Basis of presentation. Consolidated in this Quarterly Report are the results of CompX International Inc. and its subsidiaries. The unaudited Condensed Consolidated Financial Statements contained in this Quarterly Report have been prepared on the same basis as the audited Consolidated Financial Statements included in our Annual Report on Form 10-K for the year ended December 31, 2017 that we filed with the Securities and Exchange Commission (“SEC”) on February 28, 2018 (the “2017 Annual Report”). In our opinion, we have made all necessary adjustments (which include only normal recurring adjustments) in order to state fairly, in all material respects, our consolidated financial position, results of operations and cash flows as of the dates and for the periods presented. We have condensed the Consolidated Balance Sheet at December 31, 2017 contained in this Quarterly Report as compared to our audited Consolidated Financial Statements at that date, and we have omitted certain information and footnote disclosures (including those related to the Consolidated Balance Sheet at December 31, 2017) normally included in financial statements prepared in accordance with accounting principles generally accepted in the United States of America (“GAAP”). Our results of operations for the interim periods ended June 30, 2018 may not be indicative of our operating results for the full year.
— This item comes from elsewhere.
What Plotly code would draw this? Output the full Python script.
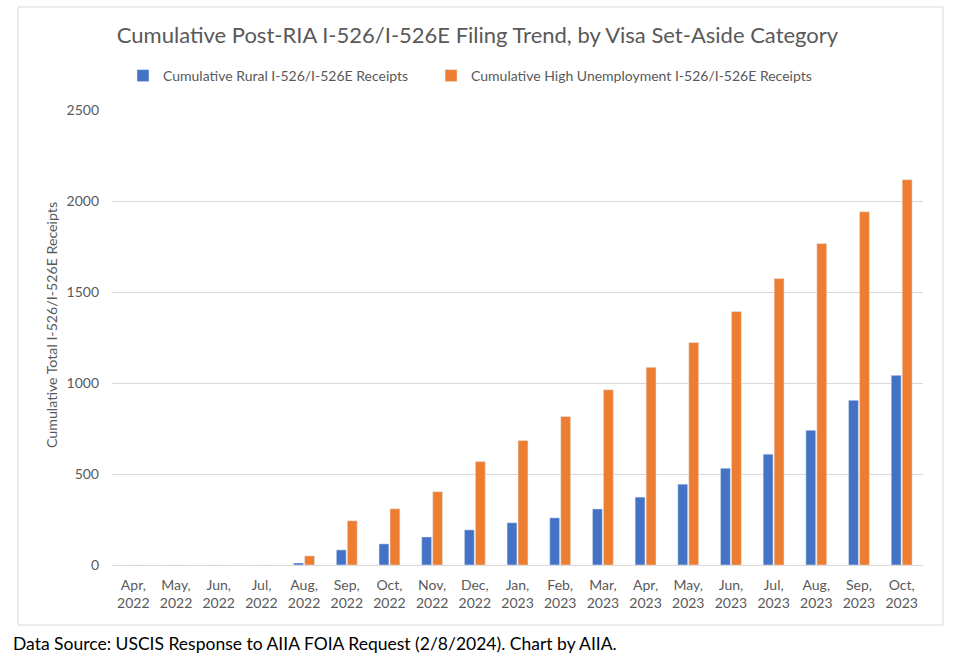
import plotly.graph_objects as go

months = ["Apr,<br>2022", "May,<br>2022", "Jun,<br>2022", "Jul,<br>2022", "Aug,<br>2022",
          "Sep,<br>2022", "Oct,<br>2022", "Nov,<br>2022", "Dec,<br>2022", "Jan,<br>2023",
          "Feb,<br>2023", "Mar,<br>2023", "Apr,<br>2023", "May,<br>2023", "Jun,<br>2023",
          "Jul,<br>2023", "Aug,<br>2023", "Sep,<br>2023", "Oct,<br>2023"]
rural = [0, 0, 0, 0, 11, 83, 116, 154, 193, 232, 259, 308, 373, 444, 532, 609, 740, 905, 1042]
high_unemp = [0, 0, 0, 0, 50, 243, 309, 403, 568, 684, 816, 963, 1086, 1223, 1393, 1574, 1766, 1941, 2117]

FONT = "Lato, Liberation Sans, sans-serif"
GREY = "#595959"

fig = go.Figure()
fig.add_trace(go.Bar(x=months, y=rural,
                     name="Cumulative Rural I-526/I-526E Receipts" + "\u00a0" * 5,
                     marker_color="#4472C4"))
fig.add_trace(go.Bar(x=months, y=high_unemp,
                     name="Cumulative High Unemployment I-526/I-526E Receipts",
                     marker_color="#ED7D31"))

L, R, T, B = 112, 32, 110, 105
W, H = 955, 670
pw, ph = W - L - R, H - T - B

def px_x(x):
    return (x - L) / pw

def px_y(y):
    return (H - B - y) / ph

fig.update_layout(
    width=W, height=H,
    margin=dict(l=L, r=R, t=T, b=B),
    paper_bgcolor="white", plot_bgcolor="white",
    font=dict(family=FONT, color=GREY, size=14),
    title=dict(text="Cumulative Post-RIA I-526/I-526E Filing Trend, by Visa Set-Aside Category",
               x=0.5, xanchor="center", y=1 - 35 / H, yanchor="middle",
               font=dict(family=FONT, size=22, color=GREY)),
    barmode="group", bargap=0.485, bargroupgap=0.1,
    legend=dict(orientation="h", x=px_x(123), xanchor="left", y=px_y(76), yanchor="middle",
                font=dict(family=FONT, size=14, color=GREY), itemwidth=30,
                traceorder="normal"),
    xaxis=dict(showgrid=False, showline=True, linecolor="#d9d9d9", linewidth=1,
               ticks="", ticklabelstandoff=7,
               tickfont=dict(family=FONT, size=14, color=GREY)),
    yaxis=dict(range=[0, 2500], dtick=500, showgrid=True, gridcolor="#d9d9d9", gridwidth=1,
               zeroline=False, showline=False, ticks="", ticklabelstandoff=12,
               tickfont=dict(family=FONT, size=14, color=GREY)),
    shapes=[dict(type="rect", xref="paper", yref="paper",
                 x0=px_x(18), x1=px_x(943), y0=px_y(625), y1=px_y(7),
                 line=dict(color="#d9d9d9", width=1), fillcolor="rgba(0,0,0,0)", layer="below")],
    annotations=[
        dict(text="Data Source: USCIS Response to AIIA FOIA Request (2/8/2024). Chart by AIIA.",
             xref="paper", yref="paper", x=px_x(11), y=px_y(643),
             xanchor="left", yanchor="middle", showarrow=False,
             font=dict(family=FONT, size=17.5, color="black")),
        dict(text="Cumulative Total I-526/I-526E Receipts",
             xref="paper", yref="paper", x=px_x(51), y=px_y(325),
             xanchor="center", yanchor="middle", textangle=-90, showarrow=False,
             font=dict(family=FONT, size=14.2, color=GREY)),
    ],
)

fig.write_html("out.html", config={"displayModeBar": False},
               post_script="document.body.style.margin='0px';")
The Condensed Consolidated Financial Statements contained in this Quarterly Report should be read in conjunction with our 2017 Consolidated Financial Statements contained in our 2017 Annual Report.  

Our operations are reported on a 52 or 53-week year.  For presentation purposes, annual and quarterly information in the Condensed Consolidated Financial Statements and accompanying notes are presented as ended June 30, 2017, December 31, 2017 and June 30, 2018.  The actual dates of our annual and quarterly periods are July 2, 2017, December 31, 2017 and July 1, 2018, respectively.  Unless otherwise indicated, references in this report to “we”, “us” or “our” refer to CompX International Inc. and its subsidiaries, taken as a whole.